According to the OED, the verb “tuck” began to be used in reference to food in the late 1700s, to imply “put away” or “put out of sight.” It quotes an 1834 source: “Now that I’ve cured you, you’ll be tucking all that into your own little breadbasket.” Note that the food is tucked into a person. Eventually, “tucking in” became an intransitive verb and is still about; Green’s Dictionary of Slang quotes The Guardian, 2000: “The 500 faithful meet, greet, chat and tuck-in.” The first to use transitive “tucking into,” not surprisingly, was Charles Dickens, one of the great literary appreciators of food. In Nicholas Nickleby (1839), a character says, “If you’ll just let little Wackford tuck into something fat.” According to Green’s, “tuck” was first used as a noun to mean food in 1835. In Australia and New Zealand, this was lengthened to “tucker” as early as 1858 and is still used. In Trevor Noah’s wonderful memoir Born a Crime, he talks about the “tuck shop”–snack bar–at the school he attended in South Africa.

All the above citations are from British or Commonwealth sources. And so are the rest in the OED and Green’s. As recently as 2012, the CoGWBE suggests, the expression was still overwhelmingly British. But–at least as far as “tuck into” goes–things have changed.

17 thoughts on ““Tuck into”

  1. The tuck shop was a typical feature of British private schools where you could buy sweets, crisps and other snacks. Kids would also have a ‘tuck box’, a locked chest where they could keep their private things.

      1. And during our youth orchestra and band courses, we have temporary tuck shops so the kids don’t stray outside to the shops. It raises extra cash, too.

      2. Although my point was that though the tuck shop is associated with public schools, my school wasn’t one. OK, it was a grammar school, not a secondary modern, so not the bottom rung, but still state-run by the local education authority and definitely not a public school.

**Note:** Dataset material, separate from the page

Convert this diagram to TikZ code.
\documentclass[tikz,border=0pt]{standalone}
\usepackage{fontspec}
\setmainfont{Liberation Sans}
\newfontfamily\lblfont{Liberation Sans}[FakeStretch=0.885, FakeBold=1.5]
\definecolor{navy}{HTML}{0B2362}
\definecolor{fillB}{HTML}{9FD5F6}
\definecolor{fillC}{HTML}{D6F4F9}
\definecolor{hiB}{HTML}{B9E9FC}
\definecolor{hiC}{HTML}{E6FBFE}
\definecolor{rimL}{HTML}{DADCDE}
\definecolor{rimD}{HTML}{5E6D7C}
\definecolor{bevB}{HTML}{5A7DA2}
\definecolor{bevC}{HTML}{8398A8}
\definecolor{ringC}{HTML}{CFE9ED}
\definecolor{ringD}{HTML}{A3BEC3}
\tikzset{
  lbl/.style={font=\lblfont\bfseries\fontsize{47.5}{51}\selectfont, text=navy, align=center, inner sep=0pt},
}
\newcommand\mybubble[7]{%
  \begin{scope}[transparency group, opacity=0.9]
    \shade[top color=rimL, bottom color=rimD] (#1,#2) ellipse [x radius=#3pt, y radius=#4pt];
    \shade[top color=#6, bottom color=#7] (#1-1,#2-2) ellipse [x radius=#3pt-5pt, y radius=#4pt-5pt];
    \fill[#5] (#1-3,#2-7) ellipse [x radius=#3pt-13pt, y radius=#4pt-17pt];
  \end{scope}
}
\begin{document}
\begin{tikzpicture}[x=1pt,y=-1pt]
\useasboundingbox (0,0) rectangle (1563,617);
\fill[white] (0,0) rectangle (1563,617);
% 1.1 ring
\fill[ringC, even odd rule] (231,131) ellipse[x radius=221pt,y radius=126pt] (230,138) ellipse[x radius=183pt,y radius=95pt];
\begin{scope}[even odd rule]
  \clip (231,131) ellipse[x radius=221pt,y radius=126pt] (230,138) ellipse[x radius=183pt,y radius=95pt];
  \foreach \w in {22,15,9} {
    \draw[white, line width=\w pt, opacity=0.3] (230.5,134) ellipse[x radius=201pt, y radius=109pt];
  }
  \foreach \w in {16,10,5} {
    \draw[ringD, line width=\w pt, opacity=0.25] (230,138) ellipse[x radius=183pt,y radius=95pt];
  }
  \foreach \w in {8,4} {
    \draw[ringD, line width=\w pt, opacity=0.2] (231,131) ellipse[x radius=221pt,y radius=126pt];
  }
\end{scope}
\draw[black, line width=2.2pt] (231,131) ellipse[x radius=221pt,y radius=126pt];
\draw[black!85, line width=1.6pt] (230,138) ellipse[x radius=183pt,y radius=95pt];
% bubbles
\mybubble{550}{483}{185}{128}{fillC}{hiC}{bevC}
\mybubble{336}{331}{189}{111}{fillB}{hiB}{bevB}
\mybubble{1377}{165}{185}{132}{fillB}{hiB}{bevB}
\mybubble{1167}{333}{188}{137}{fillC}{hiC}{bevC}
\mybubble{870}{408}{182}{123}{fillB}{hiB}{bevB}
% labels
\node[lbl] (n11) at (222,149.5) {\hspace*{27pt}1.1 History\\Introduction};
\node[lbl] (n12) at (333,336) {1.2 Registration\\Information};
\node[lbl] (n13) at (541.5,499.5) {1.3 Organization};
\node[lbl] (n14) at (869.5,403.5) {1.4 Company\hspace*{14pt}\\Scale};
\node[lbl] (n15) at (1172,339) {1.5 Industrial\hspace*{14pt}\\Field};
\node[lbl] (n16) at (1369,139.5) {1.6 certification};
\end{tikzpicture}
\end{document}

        Incidentally, another term for food I remember from the north-east was “bait”, and I don’t think that one has spread at all. When I had a summer job as a garden labourer in the early seventies, the head gardener was always saying it was time to stop for bait, and workmen would carry their bait boxes to work to have a lunch prepared by their wives.

    1. My northern grammar school also had a tuck shop. It was a Catholic direct grant school but I’m pretty sure the LEA grammar school had one as well..

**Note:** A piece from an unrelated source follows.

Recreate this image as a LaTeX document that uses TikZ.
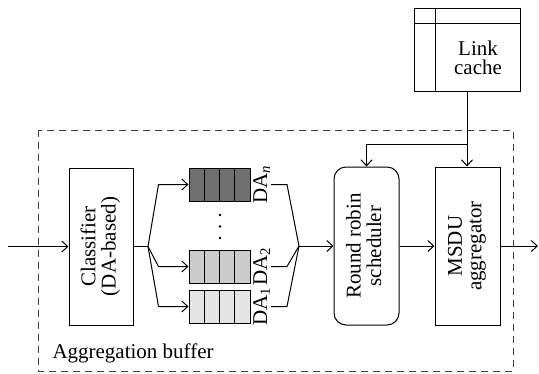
\documentclass[tikz,border=0pt]{standalone}
\usepackage{fontspec}
\setmainfont{Liberation Serif}
\usepackage{graphicx}
\usetikzlibrary{arrows.meta,calc}
\begin{document}
\begin{tikzpicture}[x=1pt,y=-1pt,
  font=\fontsize{21}{19.5}\selectfont,
  every path/.style={line width=1pt},
  arr/.style={-{Straight Barb[length=6pt,width=11pt,line width=1pt]}},
  frame/.style={draw=black!75, dash pattern=on 7pt off 5pt},
  block/.style={draw, inner sep=0pt, minimum width=65pt, minimum height=158pt},
  queue/.style={draw, fill=#1, inner sep=0pt, minimum width=61pt, minimum height=33pt,
    path picture={
      \foreach \k in {1,2,3}{
        \draw ($(path picture bounding box.south west)!\k/4!(path picture bounding box.south east)$) --
              ($(path picture bounding box.north west)!\k/4!(path picture bounding box.north east)$);
      }}},
  dalabel/.style={rotate=90, anchor=base, inner sep=0pt}
]
\useasboundingbox (0,0) rectangle (539,373);

% aggregation buffer frame
\draw[frame] (38,130) rectangle (513,371);
\node[anchor=base west, inner sep=0pt] (aggl) at (52,358) {Aggregation buffer};

% classifier
\node[block, minimum width=64pt, minimum height=157pt] (cls) at (101,246.5)
  {\rotatebox{90}{\begin{tabular}{@{}c@{}}Classifier\\(DA-based)\end{tabular}}};

% queues
\node[queue=black!56] (qn) at (219.5,184.5) {};
\node[queue=black!20] (q2) at (219.5,266.5) {};
\node[queue=black!10] (q1) at (219.5,306.5) {};

\node[dalabel] (dan) at (267,184.5) {DA\textsubscript{\itshape n}};
\node[dalabel] (da2) at (267,266.5) {DA\textsubscript{2}};
\node[dalabel] (da1) at (267,306.5) {DA\textsubscript{1}};

% dots
\fill (220,215) circle (1.3pt);
\fill (220,226.5) circle (1.3pt);
\fill (220,238) circle (1.3pt);

% scheduler and aggregator
\node[block, rounded corners=12pt] (sch) at (366.5,246)
  {\rotatebox{90}{\begin{tabular}{@{}c@{}}Round robin\\scheduler\end{tabular}}};
\node[block] (msdu) at (467.5,246)
  {\rotatebox{90}{\begin{tabular}{@{}c@{}}MSDU\\aggregator\end{tabular}}};

% link cache
\node[draw, inner sep=0pt, minimum width=106pt, minimum height=83pt] (lc) at (467,49.5) {};
\draw ([xshift=22pt]lc.north west) -- ([xshift=22pt]lc.south west);
\draw ([yshift=-16pt]lc.north west) -- ([yshift=-16pt]lc.north east);
\node[align=center, inner sep=0pt] (lct) at (478,58) {Link\\cache};

% coordinates
\coordinate (in) at (8,246.5);
\coordinate (split) at (148,246.5);
\coordinate (merge) at (299,246);
\coordinate (out) at (538,246);
\coordinate (br) at (lc.south |- 0,144);

% connectors
\draw[arr] (in) -- (cls.west);
\draw (cls.east) -- (split);
\draw[arr] (split) -- ([xshift=-30pt]qn.west) -- (qn.west);
\draw[arr] (split) -- ([xshift=-30pt]q2.west) -- (q2.west);
\draw[arr] (split) -- ([xshift=-30pt]q1.west) -- (q1.west);
\draw ([xshift=4pt]dan.base) -- ([xshift=20pt]dan.base) -- (merge);
\draw ([xshift=4pt]da2.base) -- ([xshift=20pt]da2.base) -- (merge);
\draw ([xshift=4pt]da1.base) -- ([xshift=20pt]da1.base) -- (merge);
\draw[arr] (merge) -- (sch.west);
\draw[arr] (sch.east) -- (msdu.west);
\draw[arr] (msdu.east) -- (out);
\draw[arr] (lc.south) -- (lc.south |- msdu.north);
\draw[arr] (br) -| (sch.north);
\end{tikzpicture}
\end{document}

  2. And having just read this post, I started to do the Azed crossword in The Observer newspaper, where 11 across was:

    I tucked into gastro cooking – I love riotous living (7)

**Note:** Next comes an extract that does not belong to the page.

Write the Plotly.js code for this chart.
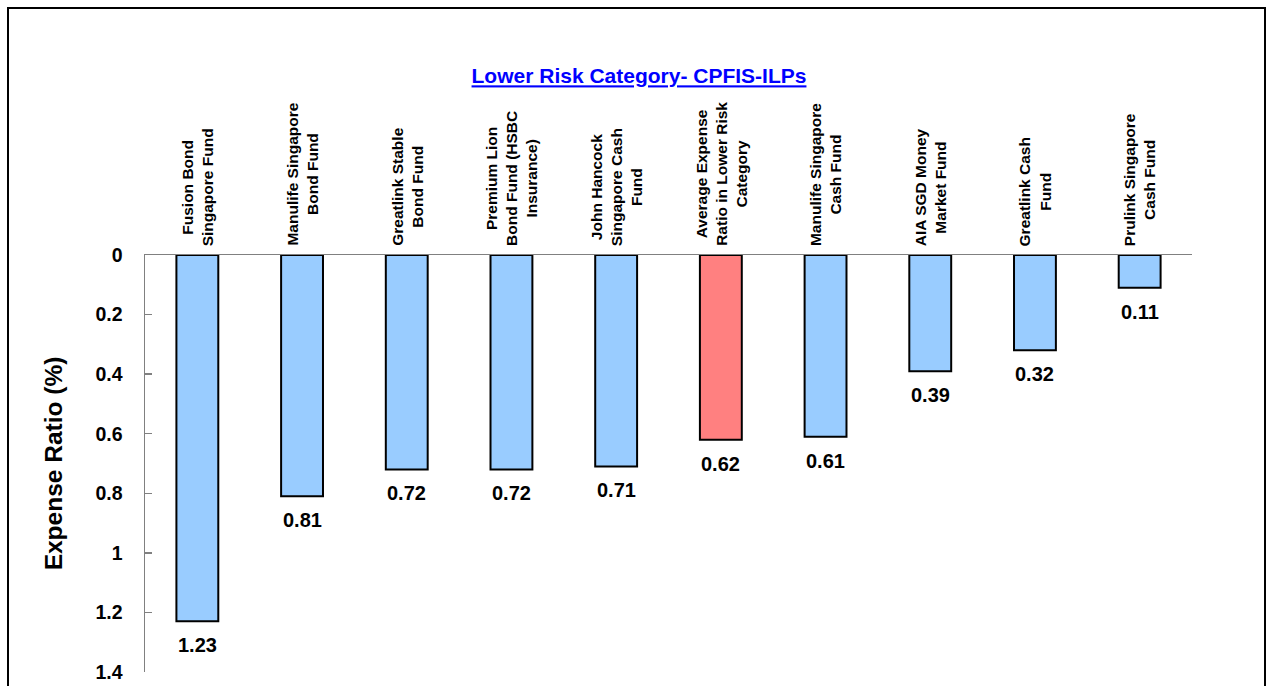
<!DOCTYPE html>
<html>
<head>
<meta charset="utf-8">
<script src="https://cdn.plot.ly/plotly-3.0.1.min.js"></script>
<style>
html,body{margin:0;padding:0;background:#fff;overflow:hidden;}
#chart{width:1268px;height:686px;}
</style>
</head>
<body>
<div id="chart"></div>
<script>
const categories = [
  "Fusion Bond<br>Singapore Fund",
  "Manulife Singapore<br>Bond Fund",
  "Greatlink Stable<br>Bond Fund",
  "Premium Lion<br>Bond Fund (HSBC<br>Insurance)",
  "John Hancock<br>Singapore Cash<br>Fund",
  "Average Expense<br>Ratio in Lower Risk<br>Category",
  "Manulife Singapore<br>Cash Fund",
  "AIA SGD Money<br>Market Fund",
  "Greatlink Cash<br>Fund",
  "Prulink Singapore<br>Cash Fund"
];
const expenseRatio = [1.23, 0.81, 0.72, 0.72, 0.71, 0.62, 0.61, 0.39, 0.32, 0.11];
const isAverage = [false, false, false, false, false, true, false, false, false, false];
const yTickVals = [0, 0.2, 0.4, 0.6, 0.8, 1, 1.2, 1.4];
const yTickText = ["0", "0.2", "0.4", "0.6", "0.8", "1", "1.2", "1.4"];

const FONT = '"Liberation Sans", Arial, sans-serif';
const idx = categories.map((c, i) => i);

const trace = {
  type: 'bar',
  x: idx,
  y: expenseRatio,
  width: 0.4,
  marker: {
    color: isAverage.map(a => a ? '#FF8080' : '#99CCFF'),
    line: {color: '#000000', width: 2}
  },
  textposition: 'none',
  hoverinfo: 'skip'
};

const catAnnotations = categories.map((c, i) => ({
  x: i, xref: 'x',
  y: (672 - 248) / 417, yref: 'paper',
  text: '<b>' + c + '</b>',
  textangle: -90,
  showarrow: false,
  xanchor: 'center', yanchor: 'bottom',
  align: 'center',
  font: {family: FONT, size: 15.5, color: '#000'}
}));

const valueAnnotations = expenseRatio.map((v, i) => ({
  x: i, xref: 'x',
  y: v, yref: 'y',
  text: '<b>' + v.toFixed(2) + '</b>',
  showarrow: false,
  xanchor: 'center', yanchor: 'middle',
  yshift: -24,
  font: {family: FONT, size: 20, color: '#000'}
}));

const layout = {
  width: 1268, height: 686,
  margin: {l: 145, r: 76, t: 255, b: 14},
  paper_bgcolor: '#fff', plot_bgcolor: '#fff',
  showlegend: false,
  title: {
    text: '<b><u>Lower Risk Category- CPFIS-ILPs</u></b>',
    font: {family: FONT, size: 21, color: '#0000FF'},
    x: 639/1268, xref: 'container', xanchor: 'center',
    y: 1 - 76/686, yref: 'container', yanchor: 'middle'
  },
  xaxis: {
    range: [-0.5, 9.5],
    side: 'top',
    showticklabels: false,
    ticks: '',
    showline: true, linecolor: '#808080', linewidth: 1.5,
    showgrid: false, zeroline: false, fixedrange: true
  },
  yaxis: {
    range: [1.4, 0],
    tickvals: yTickVals,
    ticktext: yTickText,
    ticks: 'inside', ticklen: 7, tickcolor: '#808080', tickwidth: 1.5,
    showline: true, linecolor: '#808080', linewidth: 1.5,
    showgrid: false, zeroline: false,
    tickfont: {family: FONT, size: 19.5, color: '#000', weight: 'bold'},
    ticklabelstandoff: 17,
    title: {text: '<b>Expense Ratio (%)</b>', font: {family: FONT, size: 24.5, color: '#000'}, standoff: 26},
    fixedrange: true
  },
  annotations: catAnnotations.concat(valueAnnotations),
  shapes: [{
    type: 'rect', xref: 'paper', yref: 'paper',
    x0: (8 - 145) / 1047, x1: (1265 - 145) / 1047,
    y0: -0.2, y1: (672 - 8) / 417,
    line: {color: '#000', width: 2}, fillcolor: 'rgba(0,0,0,0)', layer: 'below'
  }]
};

Plotly.newPlot('chart', [trace], layout, {displayModeBar: false, staticPlot: true});
</script>
</body>
</html>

    OK, British crossword in a British newspaper, so not unusual, but it was the spooky synchronicity that got me.

    (It’s a prize crossword, so I’m not going to let people cheat by revealing the answer, but it was the second clue I solved, so fairly easy for the Azed, which specialises in obscure words.)

  3. British newspapers often have reports of famous people tucking into slap-up meals although not many people would use the expression in normal conversation.

  4. Diverging slightly, sorry, but, “Tuck in.” as an invitation / exhortation to enjoy the meal before you is probably as near as English gets to phrases like, “Bon appetit.” or “Kαλή όρεξι.” and can still be heard now and again.

    Tuck shops were commonplace, may still be, in state schools. Everyone of the 5 schools (Scotland and England. Primary, Sec. Mod. & Comprehensive) I went to had one.

  5. I’m late tucking in but yes, we had a tuck shop in my grammar school where we could buy toffee and sweets. My instant reaction when I read about someone tucking in to a salad was to laugh because it struck me as incongruous. Tucking in to me implies some heavy-duty eating and rather more substantial trenching (or digging in) than lettuce leaves with tuna added. You might just get away with it if it said a plate piled high with hefty tuna steaks with added salad leaves and ingredients.

  6. The American quotations sound a bit off to my ear, too, as though someone had been told “tuck in means eat”, without grasping the subtle connotations. You can’t tuck into a banana, or a typical salad.

    It’s reminiscent of the Americans who learned “snog means kiss” and ended up talking about how they snog their children when they take them to school. Noooo!

  7. I wondered about the connection to the Frer Tuck (or Friar Tuck) of English legends of Robin Good in which the Friar is usually depicted as fat and jovial with a love of food and drink. Was the usasge of ‘Tuk’ or ‘Tuck’ taken up and repopularised in the 19th century with the Walter Scott romantic depictions of Ivanhoe etc? ‘Tuck into’ could conceivably be an allusion by some to this comic gluttonous character?

  8. I became interested in the word “tuck” because I came across what seemed an odd usage of the term. In the first episode of the television series “Pennyworth,” the title character and his girlfriend are captured by the villain, and Pennyworth suggests at one point that, whatever the villain’s protestations that he might let his captives go, Pennyworth thinks he really means to “tuck” the pair of them. Since the villain does not seem to be a cannibal, I sense some other meaning. Norman Schur’s useful but outdated book (at least my edition is from the 1980s) “British English from A to Zed” defines “tuck” and “tuck in” pretty much as it has been defined here. Consequently, I can only think of two possibilities regarding the meaning in “Pennyworth”: 1) Pennyworth expects the villain to kill them, metaphorically destroying them as one might when one consumes one’s food, or 2) he thinks the villain will “tuck them away” in some private prison where no one will find them and they won’t be able to escape.